In fact, this is “black letter patent law” but the competitor still has to obtain a patent on the secret process in view of information available to the public that is, in fact, prior art. And there was prior art for the district court and the Fed. Cir. to weigh, along with misrepresentations by Dr. Sherman regarding the teachings of that art. However, the Fed. Cir. did not treat Dr. Sherman’s suspicions or beliefs that UCB was marketing Moexipril magnesium made by simply neutralizing Moexipril with a magnesium salt as information that should have been disclosed to the PTO. Slip op. at 14. This undercuts UCB’s position in the petition for cert. that the Fed. Cir. treated the “secret process” as prior art. But the courts had other prior art to consider.

Primarily, the courts focused on a Warner-Lambert patent (U.S. Patent No. 4,743,450). The Fed. Cir. found that the commercial product was made by the process disclosed in that patent, and in the Gu article. This involves the wet granulation of Moexipril HCl with alkaline stabilizers to yield, i.e., Moexipril Mg. Dr. Sherman eventually got his ‘556 patent allowed by arguing (and presenting a Rule 132 declaration by Dr. Lipp) that very little, if any, of the Mg salt of the drug was formed during this wet granulation process. Later testing by Apotex showed that its product contained mainly the Mg salt. Even so, Dr. Sherman continued to argue the position set forth in the background section of his application – that the prior art did not yield any significant amount of the Mg salt. Eventually the Examiner gave in, when claim 1 was amended to recite that the claimed process contained greater than 80% of the Mg salt. Dr. Sherman had now successfully patented the “secret process” to make the Mg salt that UCB was using. [Interestingly, Dr. Sherman filed a later U.S. application that discloses that wet granulation of the HCl salt with magnesium carbonate yields Moexipril Mg.] (US 2003/0157165).

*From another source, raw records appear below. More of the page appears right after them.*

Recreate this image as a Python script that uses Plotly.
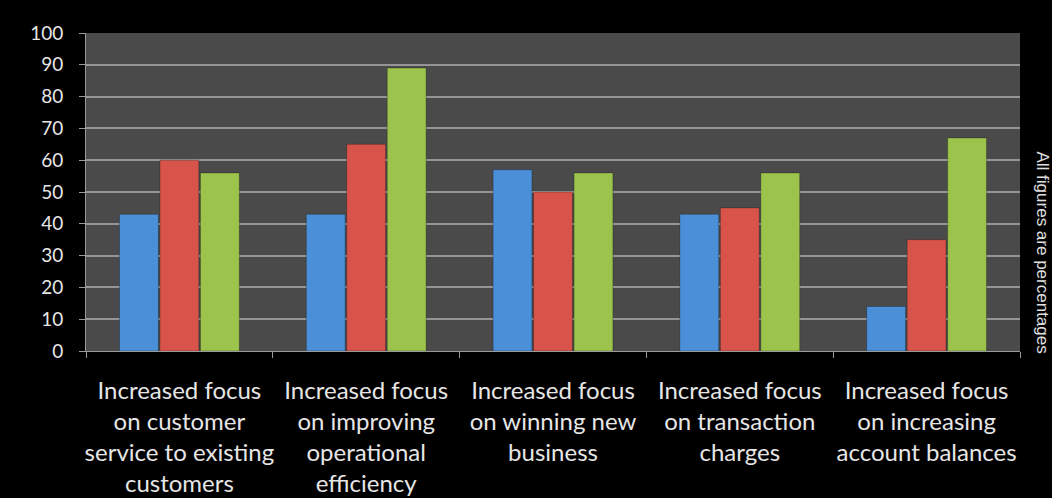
import plotly.graph_objects as go

categories = [
    "Increased focus<br>on customer<br>service to existing<br>customers",
    "Increased focus<br>on improving<br>operational<br>efficiency",
    "Increased focus<br>on winning new<br>business",
    "Increased focus<br>on transaction<br>charges",
    "Increased focus<br>on increasing<br>account balances",
]
series_names = ["Series 1", "Series 2", "Series 3"]
series_values = [
    [43, 43, 57, 43, 14],
    [60, 65, 50, 45, 35],
    [56, 89, 56, 56, 67],
]
series_colors = ["#4b8fd8", "#d8544b", "#9cc34c"]
y_ticks = [0, 10, 20, 30, 40, 50, 60, 70, 80, 90, 100]

fig = go.Figure()
for name, vals, col in zip(series_names, series_values, series_colors):
    fig.add_trace(go.Bar(
        x=categories, y=vals, name=name,
        marker=dict(color=col, line=dict(color="rgba(0,0,0,0.25)", width=1)),
    ))

label_font = dict(family="Lato, Open Sans, sans-serif", size=24, color="#e6e6e6")

fig.update_layout(
    width=1052, height=498,
    paper_bgcolor="#000000",
    plot_bgcolor="#4a4a4a",
    margin=dict(l=86, r=32, t=33, b=147, autoexpand=False),
    barmode="group",
    bargap=0.35,
    bargroupgap=0.04,
    showlegend=False,
    xaxis=dict(
        type="category",
        showgrid=False,
        showline=True, linecolor="#9a9a9a", linewidth=1,
        ticks="outside", tickson="boundaries", ticklen=6, tickcolor="#9a9a9a",
        tickfont=label_font,
        tickangle=0,
        automargin=False,
        ticklabelstandoff=18,
    ),
    yaxis=dict(
        range=[0, 100],
        tickvals=y_ticks,
        showgrid=True, gridcolor="#959595", gridwidth=1.5,
        showline=True, linecolor="#9a9a9a", linewidth=1,
        ticks="outside", ticklen=6, tickcolor="#9a9a9a",
        tickfont=dict(family="Lato, Open Sans, sans-serif", size=19, color="#e6e6e6"),
        ticklabelstandoff=12,
        automargin=False,
        zeroline=False,
    ),
    annotations=[dict(
        text="All figures are percentages",
        xref="paper", yref="paper",
        x=1.0, xshift=34, y=0.5, yshift=-60,
        textangle=90, showarrow=False,
        font=dict(family="Liberation Sans, Helvetica, sans-serif", size=17, color="#e0e0e0"),
    )],
)

fig.write_html("out.html")
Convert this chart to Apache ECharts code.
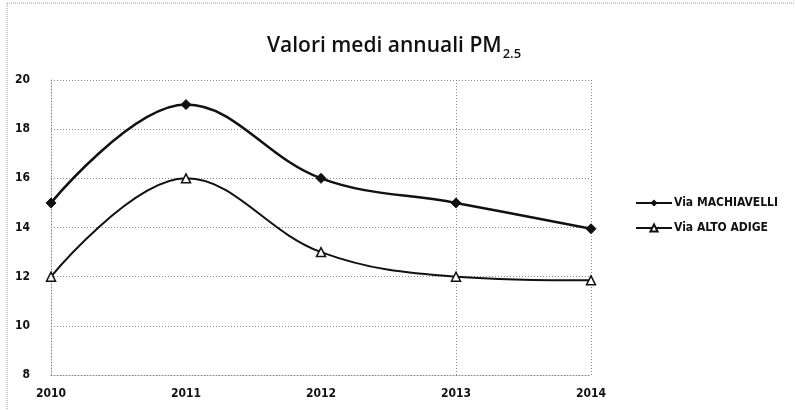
<!DOCTYPE html>
<html>
<head>
<meta charset="utf-8">
<script src="https://cdn.jsdelivr.net/npm/echarts@6/dist/echarts.min.js"></script>
<style>
  html, body { margin: 0; padding: 0; background: #fff; }
  #chart { width: 795px; height: 410px; }
</style>
</head>
<body>
<div id="chart"></div>
<script>
// dati
const anni = ['2010', '2011', '2012', '2013', '2014'];
const machiavelli = [15, 19, 16, 15, 13.95];
const altoAdige = [12, 16, 13, 12, 11.85];

const chart = echarts.init(document.getElementById('chart'));

const option = {
    backgroundColor: '#fff',
    animation: false,
    textStyle: { fontFamily: 'DejaVu Sans' },
    title: {
        text: '{t|Valori medi annuali PM}{s|2.5}',
        left: 262,
        top: 26,
        textStyle: {
            rich: {
                t: { fontSize: 21, color: '#111', fontFamily: 'Open Sans', fontWeight: 600, verticalAlign: 'bottom', lineHeight: 26 },
                s: { fontSize: 13, color: '#111', fontFamily: 'Open Sans', fontWeight: 600, verticalAlign: 'bottom', lineHeight: 15, padding: [0, 0, -4, 1] }
            }
        }
    },
    graphic: [{
        type: 'rect',
        shape: { x: 7, y: 3, width: 820, height: 440 },
        style: { fill: 'none', stroke: '#999', lineWidth: 1, lineDash: [1, 1] },
        silent: true
    }],
    legend: {
        orient: 'vertical',
        left: 630,
        top: 192,
        itemWidth: 36,
        itemHeight: 9,
        itemGap: 13,
        textStyle: { fontSize: 12, color: '#111', fontFamily: 'DejaVu Sans Condensed', fontWeight: 'bold', padding: [0, 0, 0, -3] },
        data: ['Via MACHIAVELLI', 'Via ALTO ADIGE']
    },
    grid: { left: 51, right: 204, top: 80, bottom: 35 },
    xAxis: {
        type: 'category',
        data: anni,
        boundaryGap: false,
        axisLine: { lineStyle: { color: '#888', type: [1, 2] } },
        axisTick: { show: false },
        axisLabel: { color: '#111', fontSize: 12, margin: 13, fontFamily: 'DejaVu Sans Condensed', fontWeight: 'bold' },
        splitLine: {
            show: true,
            interval: function (index) { return index >= 3; },
            lineStyle: { color: '#888', type: [1, 2] }
        }
    },
    yAxis: {
        type: 'value',
        min: 8,
        max: 20,
        interval: 2,
        axisLine: { show: true, lineStyle: { color: '#888', type: [1, 2] } },
        axisTick: { show: false },
        axisLabel: { color: '#111', fontSize: 12, margin: 21, fontFamily: 'DejaVu Sans Condensed', fontWeight: 'bold' },
        splitLine: { lineStyle: { color: '#888', type: [1, 2] } }
    },
    series: [
        {
            name: 'Via MACHIAVELLI',
            type: 'line',
            data: machiavelli,
            smooth: 0.38,
            symbol: 'diamond',
            symbolSize: 10,
            lineStyle: { color: '#111', width: 2.5 },
            itemStyle: { color: '#111', borderColor: '#111' }
        },
        {
            name: 'Via ALTO ADIGE',
            type: 'line',
            data: altoAdige,
            smooth: 0.38,
            symbol: 'triangle',
            symbolSize: 9,
            lineStyle: { color: '#111', width: 2 },
            itemStyle: { color: '#fff', borderColor: '#111', borderWidth: 1.5 }
        }
    ]
};

chart.setOption(option);
</script>
</body>
</html>
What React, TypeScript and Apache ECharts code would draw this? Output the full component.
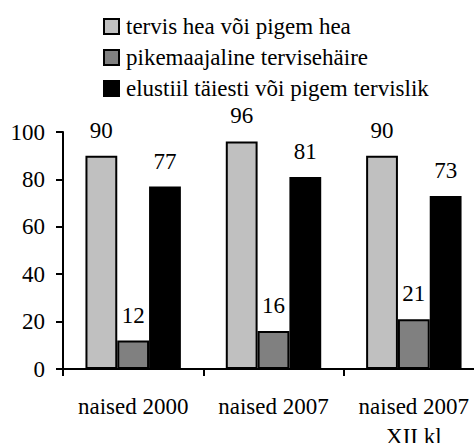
import React, { useEffect, useRef } from "react";
import * as echarts from "echarts";

const categories = ["naised 2000", "naised 2007", "naised 2007\nXII kl"];
const seriesNames = [
  "tervis hea või pigem hea",
  "pikemaajaline tervisehäire",
  "elustiil täiesti või pigem tervislik",
];
const seriesValues = [
  [90, 96, 90],
  [12, 16, 21],
  [77, 81, 73],
];
const seriesColors = ["#C0C0C0", "#808080", "#000000"];
const yTicks = { min: 0, max: 100, interval: 20 };

const FONT = "Liberation Serif";

export default function App() {
  const ref = useRef<HTMLDivElement>(null);
  useEffect(() => {
    document.body.style.margin = "0";
    const chart = echarts.init(ref.current!, null, { renderer: "svg" });
    chart.setOption({
      animation: false,
      textStyle: { fontFamily: FONT, color: "#000" },
      legend: {
        orient: "vertical",
        left: 98,
        top: 10,
        itemWidth: 15,
        itemHeight: 15,
        itemGap: 8,
        icon: "rect",
        textStyle: { fontFamily: FONT, fontSize: 23, color: "#000", padding: [0, 0, 0, 2] },
        data: seriesNames,
      },
      grid: {
        left: 63,
        right: -10,
        top: 132,
        bottom: 74,
        containLabel: false,
        outerBoundsMode: "none",
      },
      xAxis: {
        type: "category",
        data: categories,
        axisLine: { lineStyle: { color: "#000", width: 2 } },
        axisTick: { show: true, length: 7, lineStyle: { color: "#000", width: 2 }, alignWithLabel: false },
        axisLabel: {
          interval: 0,
          margin: 22,
          fontFamily: FONT,
          fontSize: 23,
          color: "#000",
          lineHeight: 30,
        },
      },
      yAxis: {
        type: "value",
        min: yTicks.min,
        max: yTicks.max,
        interval: yTicks.interval,
        splitLine: { show: false },
        axisLine: { show: true, lineStyle: { color: "#000", width: 2 } },
        axisTick: { show: true, length: 7, lineStyle: { color: "#000", width: 2 } },
        axisLabel: { margin: 18, fontFamily: FONT, fontSize: 23, color: "#000" },
      },
      series: seriesNames.map((name, i) => ({
        name,
        type: "bar",
        data: seriesValues[i],
        barGap: "0%",
        barCategoryGap: "32%",
        itemStyle: { color: seriesColors[i], borderColor: "#000", borderWidth: 2 },
        label: {
          show: true,
          position: "top",
          distance: 14,
          fontFamily: FONT,
          fontSize: 23,
          color: "#000",
        },
      })),
    });
    return () => chart.dispose();
  }, []);
  return <div ref={ref} style={{ width: 474, height: 443 }} />;
}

However, by the end of the Fed. Cir. opinion, the basis for the affirmance gets a bit cloudy. The court affirmed the district court’s finding of inequitable conduct based on Sherman’s knowing misrepresentations regarding the prior art, which it found met the but-for materiality of the Therasense decision. The Fed. Cir. also stated that it was not basing its affirmance on his failure to disclose an earlier PCT application filed by Dr. Sherman (which was barely discussed in the opinion) or the fact that he falsified examples in the ‘556 patent, or even the “expert declaration contained false statements instrumental to issuance of the patent.”

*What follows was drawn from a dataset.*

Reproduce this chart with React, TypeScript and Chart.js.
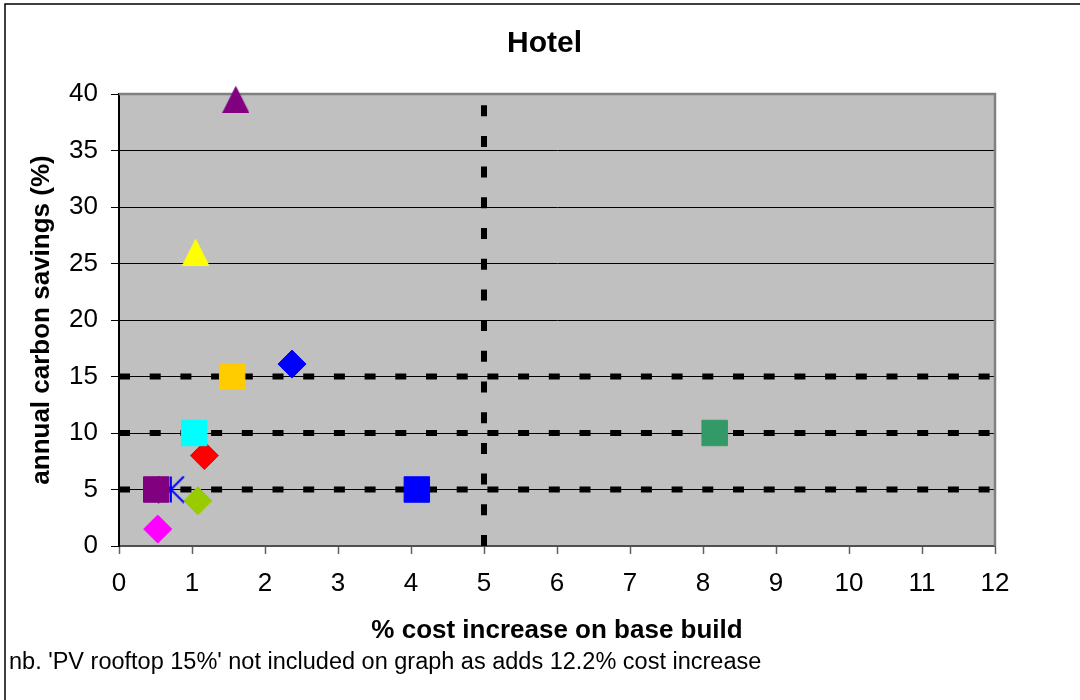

The second question posed in UCB’s petition is whether or not conduct that does not induce the PTO to issue the patent can render it unenforceable for IC. UCB argues that “the court found inequitable conduct because Dr. Sherman did not disclose a fact already known to the Examiner….misrepresentation to the PTO cannot establish [IC] unless in directly results in ‘the issuance of the patent.” [citing Therasense at 1291]. This sounds perilously close to an argument that it is OK to lie if you don’t get caught. Also the facts do not establish that the final “greater than 80%” conversion was not at least inherently obvious the prior art of which Dr. Sherman was aware, but did not cite to the Examiner. In short, which this post certainly was not, the Supreme Court should not grant cert. to review the Therasense standards for IC or for the prior art effect of mere knowledge of a competitor’s “secret process”, which, it seems, was not much of a secret after all.